22 May 2007

Honoring Teachers

(Excerpt from Attitude First)

My life is devoted to education. My path in this field was defined by my rejection of the way I was schooled but with a constant fix on my sense that the people who schooled me were honest, hard-working people doing the best they knew how. Even though I chose a different way of teaching, I am determined to honor those who taught me and insist that our system discover how to honor them, too. We do not honor our teachers by forcing them to kowtow to standardized testing. We do not honor our teachers by packing ever more students into their classrooms. We do not honor our teachers by forcing them to be dictators in a democratic society. And, we do not honor our teachers by making them behavioral managers instead of social leaders.

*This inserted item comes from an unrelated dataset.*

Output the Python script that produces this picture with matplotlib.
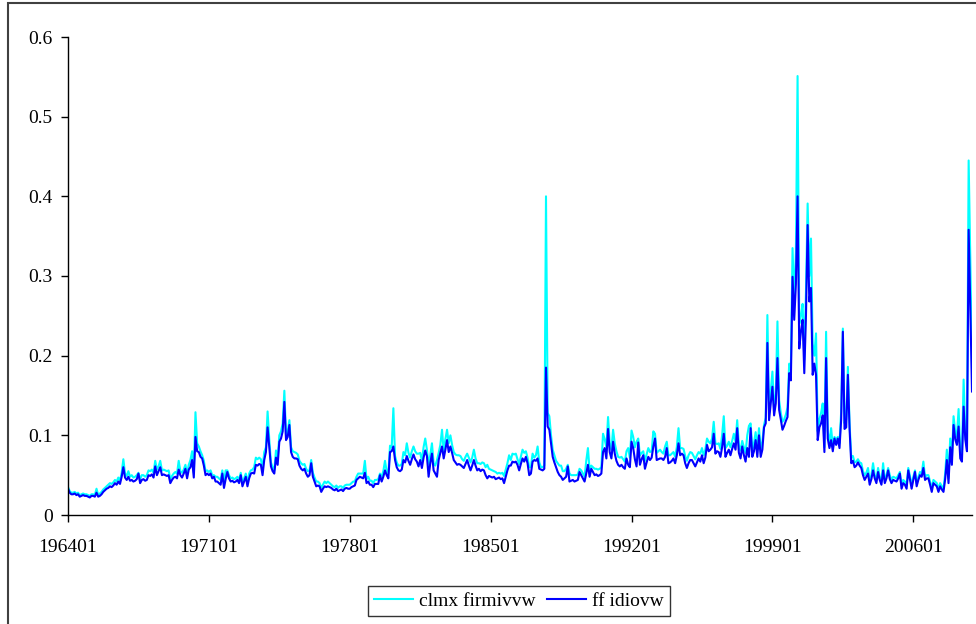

The first thing we can do to honor teachers is acknowledge the learner as the core around which education is organized, not the teacher. True teachers understand perfectly well that they owe their job to the fact that a learner wants their help in achieving a personal goal. And true teachers are not exclusively professional, they are parents, neighbors, friends and every caring human being who helps someone else learn. An education system organized around learning has to listen to its learners and discover their goals. From within the context of those personal goals, our society is perfectly positioned as a collaborator that can respectfully temper personal ambition in the fires of collective reality and still support every individual to thrive with whatever unique talents and challenges those individuals offer.

The second thing we can do to honor teachers is to put their relationship to students first. In schools there is nothing more important than protecting the trust a student puts in his or her teacher.

Finally, we can most immediately honor teachers by opening a democratic dialogue with schools to re-establish proper relationships throughout the school community. Empowering citizens to participate in celebrating the highest democratic ideals that this country was founded on, and for which so many people are fighting and giving their lives and loves, this is how I want to honor my teachers.